### Exercise requirements
Write out all lines holding the word "with".

### Dataset excerpt
# # # # # # #
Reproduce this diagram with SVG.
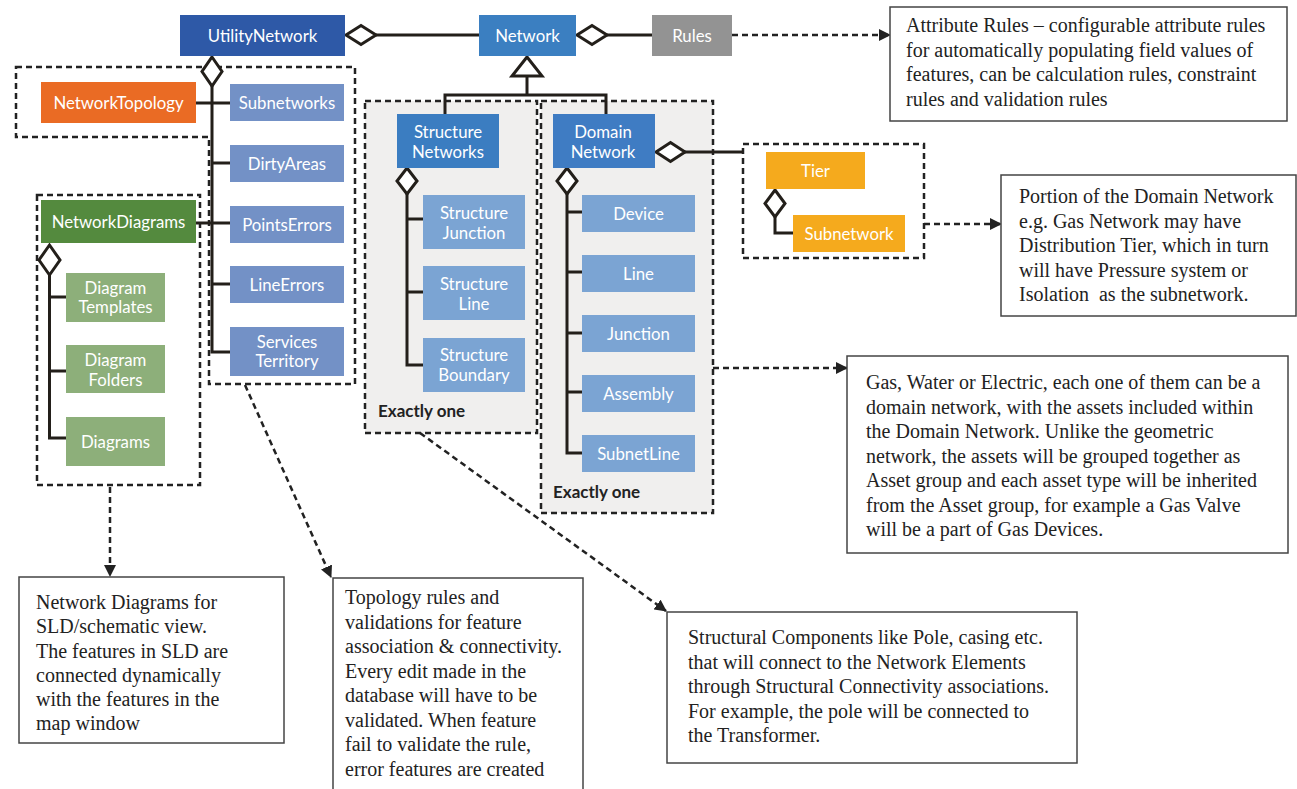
<svg xmlns="http://www.w3.org/2000/svg" width="1297" height="789" viewBox="0 0 1297 789">
<defs>
<style>
.lbl{font-family:Lato,"Open Sans","Noto Sans",sans-serif;font-size:16.8px;fill:#fff;text-anchor:middle;dominant-baseline:central}
.note{font-family:"Liberation Serif","Times New Roman",serif;font-size:20px;fill:#222}
.bold{font-family:Lato,"Open Sans",sans-serif;font-size:17px;font-weight:bold;fill:#222}
.ln{fill:none;stroke:#231f1a;stroke-width:3}
.dia{fill:#fff;stroke:#231f1a;stroke-width:3;stroke-linejoin:miter}
.dash{fill:none;stroke:#222;stroke-width:2.5;stroke-dasharray:6 4}
.cont{fill:#f0efee;stroke:#222;stroke-width:2.5;stroke-dasharray:6 4}
.darr{fill:none;stroke:#222;stroke-width:2.5;stroke-dasharray:6 4;marker-end:url(#ah)}
.nbox{fill:#fff;stroke:#444;stroke-width:1.5}
</style>
<marker id="ah" viewBox="0 0 12 12" refX="11" refY="6" markerWidth="12" markerHeight="12" markerUnits="userSpaceOnUse" orient="auto">
<path d="M0,0 L12,6 L0,12 Z" fill="#222"/>
</marker>
</defs>
<rect width="1297" height="789" fill="#fff"/>

<!-- containers -->
<g id="containers">
<path class="dash" d="M16,67 H355 V384 H209 V137 H16 Z"/>
<rect class="dash" x="37" y="195" width="163" height="290"/>
<rect class="cont" x="365" y="101" width="172" height="332"/>
<rect class="cont" x="541" y="101" width="172" height="412"/>
<rect class="dash" x="743" y="144" width="181" height="114"/>
<text class="bold" x="378" y="417">Exactly one</text>
<text class="bold" x="553" y="498">Exactly one</text>
</g>

<!-- connectors -->
<g id="connectors">
<line class="ln" x1="376" y1="35" x2="479" y2="35"/>
<line class="ln" x1="607" y1="35" x2="652" y2="35"/>
<polyline class="ln" points="527,76 527,95"/>
<polyline class="ln" points="445,114 445,95 606,95 606,114"/>
<polyline class="ln" points="212,86 212,352 230,352"/>
<line class="ln" x1="196" y1="103" x2="230" y2="103"/>
<line class="ln" x1="212" y1="163" x2="230" y2="163"/>
<line class="ln" x1="196" y1="223" x2="230" y2="223"/>
<line class="ln" x1="212" y1="284" x2="230" y2="284"/>
<polyline class="ln" points="407,194 407,365 423,365"/>
<line class="ln" x1="407" y1="219" x2="423" y2="219"/>
<line class="ln" x1="407" y1="292" x2="423" y2="292"/>
<polyline class="ln" points="567,194 567,453 582,453"/>
<line class="ln" x1="567" y1="212" x2="582" y2="212"/>
<line class="ln" x1="567" y1="272" x2="582" y2="272"/>
<line class="ln" x1="567" y1="333" x2="582" y2="333"/>
<line class="ln" x1="567" y1="392" x2="582" y2="392"/>
<line class="ln" x1="685" y1="152" x2="743" y2="152"/>
<polyline class="ln" points="49.5,275 49.5,438 66,438"/>
<line class="ln" x1="49.5" y1="297" x2="66" y2="297"/>
<line class="ln" x1="49.5" y1="371" x2="66" y2="371"/>
<polyline class="ln" points="775,217 775,233 793,233"/>
<polygon class="dia" points="346,35 361,25.5 376,35 361,44.5"/>
<polygon class="dia" points="577,35 592,25.5 607,35 592,44.5"/>
<polygon class="dia" points="656,152 670.5,142.5 685,152 670.5,161.5"/>
<polygon class="dia" points="212,57 222,71.5 212,86 202,71.5"/>
<polygon class="dia" points="407,168 417,181 407,194 397,181"/>
<polygon class="dia" points="567,168 577,181 567,194 557,181"/>
<polygon class="dia" points="49.5,245 60,260 49.5,275 39,260"/>
<polygon class="dia" points="775,190 785,203.5 775,217 765,203.5"/>
<polygon class="dia" points="527,57 542,76 512,76"/>
<line class="darr" x1="732" y1="35" x2="890" y2="35"/>
<line class="darr" x1="924" y1="224" x2="1001" y2="224"/>
<line class="darr" x1="713" y1="368" x2="847" y2="368"/>
<line class="darr" x1="420" y1="433" x2="666" y2="611"/>
<line class="darr" x1="245" y1="385" x2="331" y2="577"/>
<line class="darr" x1="110" y1="487" x2="110" y2="576"/>
</g>

<g id="utilitynetwork"><rect x="180" y="15" width="165" height="41" fill="#2e59a7"/><text class="lbl" x="262.5" y="35.5">UtilityNetwork</text></g>
<g id="network"><rect x="479" y="15" width="97" height="41" fill="#3b7fc1"/><text class="lbl" x="527.5" y="35.5">Network</text></g>
<g id="rules"><rect x="652" y="15" width="80" height="41" fill="#939393"/><text class="lbl" x="692" y="35.5">Rules</text></g>
<g id="networktopology"><rect x="41" y="82" width="155" height="41" fill="#ea6b24"/><text class="lbl" x="118.5" y="102.5">NetworkTopology</text></g>
<g id="subnetworks"><rect x="230" y="84" width="114" height="37" fill="#7391c6"/><text class="lbl" x="287" y="102.5">Subnetworks</text></g>
<g id="dirtyareas"><rect x="230" y="145" width="114" height="37" fill="#7391c6"/><text class="lbl" x="287" y="163.5">DirtyAreas</text></g>
<g id="pointserrors"><rect x="230" y="206" width="114" height="37" fill="#7391c6"/><text class="lbl" x="287" y="224.5">PointsErrors</text></g>
<g id="lineerrors"><rect x="230" y="266" width="114" height="37" fill="#7391c6"/><text class="lbl" x="287" y="284.5">LineErrors</text></g>
<g id="servicesterritory"><rect x="230" y="327" width="114" height="49" fill="#7391c6"/><text class="lbl" x="287" y="341.5">Services</text><text class="lbl" x="287" y="360.5">Territory</text></g>
<g id="networkdiagrams"><rect x="41" y="200" width="155" height="43" fill="#548a3e"/><text class="lbl" x="118.5" y="221.5">NetworkDiagrams</text></g>
<g id="diagramtemplates"><rect x="66" y="273" width="99" height="49" fill="#8daf7a"/><text class="lbl" x="115.5" y="287.5">Diagram</text><text class="lbl" x="115.5" y="306.5">Templates</text></g>
<g id="diagramfolders"><rect x="66" y="345" width="99" height="48" fill="#8daf7a"/><text class="lbl" x="115.5" y="359.5">Diagram</text><text class="lbl" x="115.5" y="379.5">Folders</text></g>
<g id="diagrams"><rect x="66" y="417" width="99" height="49" fill="#8daf7a"/><text class="lbl" x="115.5" y="441.5">Diagrams</text></g>
<g id="structurenetworks"><rect x="397" y="114" width="102" height="54" fill="#3b7dc1"/><text class="lbl" x="448" y="131.5">Structure</text><text class="lbl" x="448" y="151.5">Networks</text></g>
<g id="domainnetwork"><rect x="553" y="114" width="102" height="54" fill="#3f7cc3"/><text class="lbl" x="603" y="131.5">Domain</text><text class="lbl" x="603" y="151.5">Network</text></g>
<g id="structurejunction"><rect x="423" y="195" width="102" height="54" fill="#7ba4d3"/><text class="lbl" x="474" y="212.5">Structure</text><text class="lbl" x="474" y="232.5">Junction</text></g>
<g id="structureline"><rect x="423" y="266" width="102" height="54" fill="#7ba4d3"/><text class="lbl" x="474" y="283.5">Structure</text><text class="lbl" x="474" y="303.5">Line</text></g>
<g id="structureboundary"><rect x="423" y="338" width="102" height="54" fill="#7ba4d3"/><text class="lbl" x="474" y="354.5">Structure</text><text class="lbl" x="474" y="374.5">Boundary</text></g>
<g id="device"><rect x="582" y="195" width="113" height="37" fill="#7ba4d3"/><text class="lbl" x="638.5" y="213.5">Device</text></g>
<g id="line"><rect x="582" y="255" width="113" height="37" fill="#7ba4d3"/><text class="lbl" x="638.5" y="273.5">Line</text></g>
<g id="junction"><rect x="582" y="315" width="113" height="37" fill="#7ba4d3"/><text class="lbl" x="638.5" y="333.5">Junction</text></g>
<g id="assembly"><rect x="582" y="375" width="113" height="37" fill="#7ba4d3"/><text class="lbl" x="638.5" y="393.5">Assembly</text></g>
<g id="subnetline"><rect x="582" y="435" width="113" height="37" fill="#7ba4d3"/><text class="lbl" x="638.5" y="453.5">SubnetLine</text></g>
<g id="tier"><rect x="766" y="152" width="99" height="37" fill="#f5aa1d"/><text class="lbl" x="815.5" y="170.5">Tier</text></g>
<g id="subnetwork"><rect x="793" y="215" width="112" height="37" fill="#f5aa1d"/><text class="lbl" x="849" y="233.5">Subnetwork</text></g>

<g id="note-attribute"><rect class="nbox" x="890" y="7" width="397" height="114"/>
<text class="note"><tspan x="906" y="32">Attribute Rules – configurable attribute rules</tspan><tspan x="906" y="56.5">for automatically populating field values of</tspan><tspan x="906" y="81">features, can be calculation rules, constraint</tspan><tspan x="906" y="105.5">rules and validation rules</tspan></text></g>
<g id="note-portion"><rect class="nbox" x="1001" y="175" width="295" height="141"/>
<text class="note"><tspan x="1019" y="203">Portion of the Domain Network</tspan><tspan x="1019" y="227.5">e.g. Gas Network may have</tspan><tspan x="1019" y="252">Distribution Tier, which in turn</tspan><tspan x="1019" y="276.5">will have Pressure system or</tspan><tspan x="1019" y="301">Isolation&#160; as the subnetwork.</tspan></text></g>
<g id="note-gas"><rect class="nbox" x="847" y="356" width="441" height="197"/>
<text class="note"><tspan x="866" y="389">Gas, Water or Electric, each one of them can be a</tspan><tspan x="866" y="413.5">domain network, with the assets included within</tspan><tspan x="866" y="438">the Domain Network. Unlike the geometric</tspan><tspan x="866" y="462.5">network, the assets will be grouped together as</tspan><tspan x="866" y="487">Asset group and each asset type will be inherited</tspan><tspan x="866" y="511.5">from the Asset group, for example a Gas Valve</tspan><tspan x="866" y="536">will be a part of Gas Devices.</tspan></text></g>
<g id="note-structural"><rect class="nbox" x="667" y="612" width="410" height="151"/>
<text class="note"><tspan x="688" y="644">Structural Components like Pole, casing etc.</tspan><tspan x="688" y="668.5">that will connect to the Network Elements</tspan><tspan x="688" y="693">through Structural Connectivity associations.</tspan><tspan x="688" y="717.5">For example, the pole will be connected to</tspan><tspan x="688" y="742">the Transformer.</tspan></text></g>
<g id="note-diagrams"><rect class="nbox" x="19" y="577" width="265" height="166"/>
<text class="note"><tspan x="36" y="609">Network Diagrams for</tspan><tspan x="36" y="633">SLD/schematic view.</tspan><tspan x="36" y="657.5">The features in SLD are</tspan><tspan x="36" y="681.5">connected dynamically</tspan><tspan x="36" y="706">with the features in the</tspan><tspan x="36" y="730">map window</tspan></text></g>
<g id="note-topology"><rect class="nbox" x="333" y="578" width="250" height="220"/>
<text class="note"><tspan x="345" y="604">Topology rules and</tspan><tspan x="345" y="628.5">validations for feature</tspan><tspan x="345" y="653">association &amp; connectivity.</tspan><tspan x="345" y="677.5">Every edit made in the</tspan><tspan x="345" y="702">database will have to be</tspan><tspan x="345" y="726.5">validated. When feature</tspan><tspan x="345" y="751">fail to validate the rule,</tspan><tspan x="345" y="775.5">error features are created</tspan></text></g>
</svg>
# # # # # # #
### Complete output
Reproduce this diagram with SVG.
<text class="note"><tspan x="866" y="389">Gas, Water or Electric, each one of them can be a</tspan><tspan x="866" y="413.5">domain network, with the assets included within</tspan><tspan x="866" y="438">the Domain Network. Unlike the geometric</tspan><tspan x="866" y="462.5">network, the assets will be grouped together as</tspan><tspan x="866" y="487">Asset group and each asset type will be inherited</tspan><tspan x="866" y="511.5">from the Asset group, for example a Gas Valve</tspan><tspan x="866" y="536">will be a part of Gas Devices.</tspan></text></g>
<text class="note"><tspan x="36" y="609">Network Diagrams for</tspan><tspan x="36" y="633">SLD/schematic view.</tspan><tspan x="36" y="657.5">The features in SLD are</tspan><tspan x="36" y="681.5">connected dynamically</tspan><tspan x="36" y="706">with the features in the</tspan><tspan x="36" y="730">map window</tspan></text></g>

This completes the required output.